Allah lagi-lagi mengingatkan, “Dan apabila dibacakan pada mereka ayat-ayat kami, mereka berkata: Sesungguhnya kami telah mendengar (ayat-ayat yang seperti ini), kalau kami menghendaki niscaya kami dapat membacakan yang seperti ini, (al-Quran) ini tidak lain hanyalah dongeng-dongen orang terdahulu” (Q.S. 8:31).

Dalam tafsir Ibnu Katsir, dikisahkan tentang seorang intelektual Arab yang menjadi asbab turunnya ayat di atas, Nadzar bin Haris namanya.

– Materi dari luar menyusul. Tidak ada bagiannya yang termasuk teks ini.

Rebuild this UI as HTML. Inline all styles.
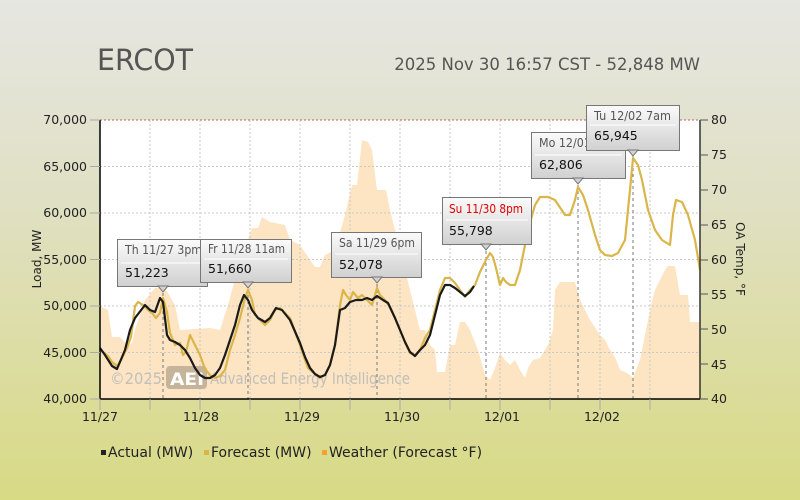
<!DOCTYPE html>
<html><head><style>
html,body{margin:0;width:800px;height:500px;overflow:hidden;}
body{background:linear-gradient(#e6e6e2 0%,#e0e0c4 40%,#d8da84 100%);font-family:"DejaVu Sans","Liberation Sans",sans-serif;}
svg{display:block;}
</style></head><body>
<svg width="800" height="500" xmlns="http://www.w3.org/2000/svg" font-family="DejaVu Sans, Liberation Sans, sans-serif">
<defs><linearGradient id="cb" x1="0" y1="0" x2="0" y2="1"><stop offset="0" stop-color="#fbfbfb"/><stop offset="1" stop-color="#d0d0d0"/></linearGradient></defs>
<text x="97" y="70" font-size="29" fill="#555" textLength="96" lengthAdjust="spacingAndGlyphs">ERCOT</text>
<text x="700" y="70" font-size="16.5" fill="#555" text-anchor="end">2025 Nov 30 16:57 CST - 52,848 MW</text>
<rect x="100" y="120" width="600" height="279" fill="#fff"/>
<polygon fill="#fde4c2" points="100,399 100,306 108,310 112,337 120,337 128,346 132,343 135,330 145,300 155,288 165,288 175,305 180,330 210,328 220,330 228,305 232,290 240,262 252,228 258,228 262,217 270,222 285,225 290,240 300,245 310,260 315,267 320,267 325,255 335,250 345,215 352,185 357,185 362,140 368,142 372,150 377,190 386,190 390,210 395,230 400,240 405,270 410,290 415,310 420,330 425,330 430,345 435,350 437,372 445,372 450,345 455,345 460,322 465,322 470,330 478,350 485,375 490,380 495,368 500,353 505,360 510,365 515,360 520,370 525,378 528,368 533,360 540,358 548,345 553,330 555,290 560,282 575,282 580,300 590,320 600,335 605,340 610,350 615,357 620,370 625,372 630,375 633,378 640,360 645,335 650,310 655,290 660,280 665,270 668,266 675,266 680,295 688,295 690,322 700,322 700,399"/>
<g stroke="#c8c8c8" stroke-dasharray="2,2" stroke-width="1">
<line x1="100" y1="166.5" x2="700" y2="166.5"/><line x1="100" y1="213" x2="700" y2="213"/><line x1="100" y1="259.5" x2="700" y2="259.5"/><line x1="100" y1="306" x2="700" y2="306"/><line x1="100" y1="352.5" x2="700" y2="352.5"/>
<line x1="150" y1="120" x2="150" y2="399"/><line x1="200" y1="120" x2="200" y2="399"/><line x1="250" y1="120" x2="250" y2="399"/><line x1="300" y1="120" x2="300" y2="399"/><line x1="350" y1="120" x2="350" y2="399"/><line x1="400" y1="120" x2="400" y2="399"/><line x1="450" y1="120" x2="450" y2="399"/><line x1="500" y1="120" x2="500" y2="399"/><line x1="550" y1="120" x2="550" y2="399"/><line x1="600" y1="120" x2="600" y2="399"/><line x1="650" y1="120" x2="650" y2="399"/>
</g>
<g stroke="#777" stroke-dasharray="3,3" stroke-width="1">
<line x1="163" y1="287" x2="163" y2="399"/><line x1="248" y1="283" x2="248" y2="399"/><line x1="377" y1="278" x2="377" y2="399"/><line x1="486" y1="245" x2="486" y2="399"/><line x1="578" y1="179" x2="578" y2="399"/><line x1="633" y1="150" x2="633" y2="399"/>
</g>
<line x1="100" y1="120" x2="700" y2="120" stroke="#c06060" stroke-dasharray="2,2"/>
<text x="110" y="384" font-size="16" fill="#bbb" opacity="0.9" textLength="52" lengthAdjust="spacingAndGlyphs">©2025</text>
<rect x="166" y="366" width="41" height="23" rx="4" fill="#b8a890" opacity="0.8"/>
<text x="170" y="385" font-size="17" fill="#fff" font-weight="bold" textLength="34" lengthAdjust="spacingAndGlyphs">AEI</text>
<text x="210" y="384" font-size="16" fill="#bbb" opacity="0.9" textLength="200" lengthAdjust="spacingAndGlyphs">Advanced Energy Intelligence</text>
<polyline fill="none" stroke="#dab64a" stroke-width="2.2" stroke-linejoin="round" points="100,349 103,352 108,356 112,362 117,366 120,362 127,348 131,337 135,306 138,302 143,305 148,310 152,313 156,318 160,313 163,298 167,312 170,333 175,345 180,343 183,355 186,352 190,335 195,345 200,355 205,369 210,375 215,378 220,376 225,370 230,350 235,335 240,318 245,298 248,290 252,300 255,315 260,320 265,325 270,320 275,310 280,308 290,318 300,345 305,360 308,368 315,374 320,378 325,375 330,365 335,345 340,305 343,290 346,295 350,300 353,292 358,298 362,295 367,300 372,305 377,288 380,295 385,300 390,307 395,318 400,330 405,342 410,353 415,355 420,350 425,338 430,330 435,310 440,290 445,278 450,278 455,283 460,290 465,297 470,290 475,285 480,272 486,260 490,253 493,257 496,268 500,285 503,278 506,282 510,285 515,285 520,270 524,250 528,230 535,205 540,197 548,197 555,200 565,215 570,215 575,200 578,187 583,195 588,210 595,235 600,250 605,255 612,256 618,253 625,240 630,190 633,158 638,165 642,180 648,210 655,230 662,240 670,245 673,215 676,200 682,202 688,215 695,240 700,270"/>
<polyline fill="none" stroke="#1a1a1a" stroke-width="2.2" stroke-linejoin="round" points="100,348 105,355 112,366 117,369 125,350 130,330 135,318 145,305 150,310 155,312 160,298 163,302 167,335 170,340 175,342 180,345 185,350 190,358 195,368 200,375 205,378 210,378 215,375 220,368 225,355 230,340 235,325 240,305 244,295 248,300 252,310 258,318 265,322 270,318 276,308 282,310 290,320 300,343 305,357 310,368 315,374 320,377 325,375 330,365 335,345 340,310 345,308 350,302 356,300 362,300 367,298 372,300 377,296 383,300 388,303 395,318 400,330 405,342 410,352 415,356 420,350 425,345 430,335 435,315 440,295 445,285 450,285 455,288 460,292 465,296 470,292 474,286"/>
<line x1="100" y1="120" x2="100" y2="399" stroke="#000" stroke-width="1.5"/>
<line x1="100" y1="399" x2="700" y2="399" stroke="#000" stroke-width="1.5"/>
<line x1="700" y1="120" x2="700" y2="399" stroke="#333" stroke-width="1.5"/>
<g stroke="#aaa"><line x1="90" y1="120" x2="100" y2="120"/><line x1="90" y1="166.5" x2="100" y2="166.5"/><line x1="90" y1="213" x2="100" y2="213"/><line x1="90" y1="259.5" x2="100" y2="259.5"/><line x1="90" y1="306" x2="100" y2="306"/><line x1="90" y1="352.5" x2="100" y2="352.5"/><line x1="90" y1="399" x2="100" y2="399"/>
<line x1="100" y1="399" x2="100" y2="410"/><line x1="150" y1="399" x2="150" y2="410"/><line x1="200" y1="399" x2="200" y2="410"/><line x1="250" y1="399" x2="250" y2="410"/><line x1="300" y1="399" x2="300" y2="410"/><line x1="350" y1="399" x2="350" y2="410"/><line x1="400" y1="399" x2="400" y2="410"/><line x1="450" y1="399" x2="450" y2="410"/><line x1="500" y1="399" x2="500" y2="410"/><line x1="550" y1="399" x2="550" y2="410"/><line x1="600" y1="399" x2="600" y2="410"/><line x1="650" y1="399" x2="650" y2="410"/></g>
<g stroke="#555"><line x1="700" y1="120" x2="708" y2="120"/><line x1="700" y1="155" x2="708" y2="155"/><line x1="700" y1="190" x2="708" y2="190"/><line x1="700" y1="225" x2="708" y2="225"/><line x1="700" y1="260" x2="708" y2="260"/><line x1="700" y1="294" x2="708" y2="294"/><line x1="700" y1="329" x2="708" y2="329"/><line x1="700" y1="364" x2="708" y2="364"/><line x1="700" y1="399" x2="708" y2="399"/></g>
<g font-size="12.5" fill="#222" text-anchor="end">
<text x="87" y="124">70,000</text><text x="87" y="171">65,000</text><text x="87" y="217">60,000</text><text x="87" y="264">55,000</text><text x="87" y="310">50,000</text><text x="87" y="357">45,000</text><text x="87" y="403">40,000</text></g>
<g font-size="12.5" fill="#222"><text x="711" y="124">80</text><text x="711" y="159">75</text><text x="711" y="194">70</text><text x="711" y="229">65</text><text x="711" y="264">60</text><text x="711" y="299">55</text><text x="711" y="334">50</text><text x="711" y="369">45</text><text x="711" y="403">40</text></g>
<g font-size="12.5" fill="#222" text-anchor="middle"><text x="100" y="421">11/27</text><text x="201" y="421">11/28</text><text x="302" y="421">11/29</text><text x="402" y="421">11/30</text><text x="502" y="421">12/01</text><text x="602" y="421">12/02</text></g>
<text transform="translate(41,259) rotate(-90)" font-size="12" fill="#222" text-anchor="middle">Load, MW</text>
<text transform="translate(736,259) rotate(90)" font-size="12" fill="#222" text-anchor="middle">OA Temp, °F</text>
<g font-size="14" fill="#222">
<rect x="101" y="450" width="5" height="5" fill="#222"/><text x="108" y="457">Actual (MW)</text>
<rect x="204" y="450" width="5" height="5" fill="#dab64a"/><text x="211" y="457">Forecast (MW)</text>
<rect x="322" y="450" width="5" height="5" fill="#f5a030"/><text x="329" y="457">Weather (Forecast °F)</text></g>
<g font-size="12.5">
<g><rect x="117.5" y="239.5" width="90" height="47" fill="url(#cb)" stroke="#777"/><line x1="121" y1="263" x2="204" y2="263" stroke="#fff"/><polygon points="158,286 168,286 163,292" fill="#d2d2d2" stroke="#777"/><text x="125" y="254" fill="#555" textLength="77" lengthAdjust="spacingAndGlyphs">Th 11/27 3pm</text><text x="125" y="277" fill="#111">51,223</text></g>
<g><rect x="200.5" y="239.5" width="91" height="43" fill="url(#cb)" stroke="#777"/><line x1="204" y1="259" x2="288" y2="259" stroke="#fff"/><polygon points="243,282 253,282 248,288" fill="#d2d2d2" stroke="#777"/><text x="208" y="253" fill="#555" textLength="77" lengthAdjust="spacingAndGlyphs">Fr 11/28 11am</text><text x="208" y="273" fill="#111">51,660</text></g>
<g><rect x="331.5" y="232.5" width="90" height="45" fill="url(#cb)" stroke="#777"/><line x1="335" y1="254" x2="418" y2="254" stroke="#fff"/><polygon points="372,277 382,277 377,283" fill="#d2d2d2" stroke="#777"/><text x="339" y="247" fill="#555" textLength="76" lengthAdjust="spacingAndGlyphs">Sa 11/29 6pm</text><text x="339" y="269" fill="#111">52,078</text></g>
<g><rect x="442.5" y="197.5" width="89" height="47" fill="url(#cb)" stroke="#777"/><line x1="446" y1="220" x2="528" y2="220" stroke="#fff"/><polygon points="481,244 491,244 486,250" fill="#d2d2d2" stroke="#777"/><text x="449" y="213" fill="#e00000" textLength="74" lengthAdjust="spacingAndGlyphs">Su 11/30 8pm</text><text x="449" y="235" fill="#111">55,798</text></g>
<g><rect x="531.5" y="132.5" width="94" height="46" fill="url(#cb)" stroke="#777"/><line x1="535" y1="155" x2="622" y2="155" stroke="#fff"/><polygon points="573,178 583,178 578,184" fill="#d2d2d2" stroke="#777"/><text x="539" y="147" fill="#555" textLength="80" lengthAdjust="spacingAndGlyphs">Mo 12/01 9am</text><text x="539" y="169" fill="#111">62,806</text></g>
<g><rect x="586.5" y="105.5" width="93" height="45" fill="url(#cb)" stroke="#777"/><line x1="590" y1="125" x2="676" y2="125" stroke="#fff"/><polygon points="628,150 638,150 633,156" fill="#d2d2d2" stroke="#777"/><text x="594" y="120" fill="#555" textLength="77" lengthAdjust="spacingAndGlyphs">Tu 12/02 7am</text><text x="594" y="140" fill="#111">65,945</text></g>
</g>
</svg>
</body></html>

Sebelum masa kenabian, Nadzar telah berangkat ke Persia untuk mempelajari kesusastraan, sistem pemerintahan dan administrasi Persia. Ketika Nadzar kembali ke Makkah, Muhammad saw telah diangkat menjadi rasul.

Nadzar rajin mengikuti majelis Rasul, namun setiap Rasul selesai membaca dan menjelaskan ayat al-Quran, Nadzar akan berkomentar sinis, “Kami mengetahui hal yang seperti itu, karena hal itu tidak lebih dari sekedar legenda.” Setelah itu Nadzar akan menceritakan pelajarannya selama di Persia dengan bangga, lalu bertanya, “Siapa yang lebih ilmiah analisis dan uraiannya, aku atau Muhammad?”

Sayhdan, dalam perang Badr Kubra, Nadzar bin Haris tertawan oleh pasukan Miqdad bin Aswat. Meskipun ketika di masa damai, nabi seakan tak acuh terhadap perilaku Nadzar, namun di dalam perang, nabi dengan tegas memerintahkan agar Nadzar bin Haris tak diberi ampun, dibunuh.

Saudaraku, mari kita meneladani pemuda Kahfi, hindari sifat ummiyah, jauhkan diri dari karakter Nadzar bin Haris. Bekali diri dengan pemahaman yang utuh tentang Kitab yang diwahyukan Allah, dan jangan lupa untuk senantiasa berdoa, “rabbanaa atinaa minladunka rahmatan wa hayyi’lanaa min amrinaa rasyadaa...”

* Tulisan ini berutang informasi pada Abdul Razakdalam artikelnya yang berjudul Kondisi Umat Islam Kontemporer, dimuat pada Majalah Media Dakwah Nomor 229, Muharram 1414 / Juli 1993.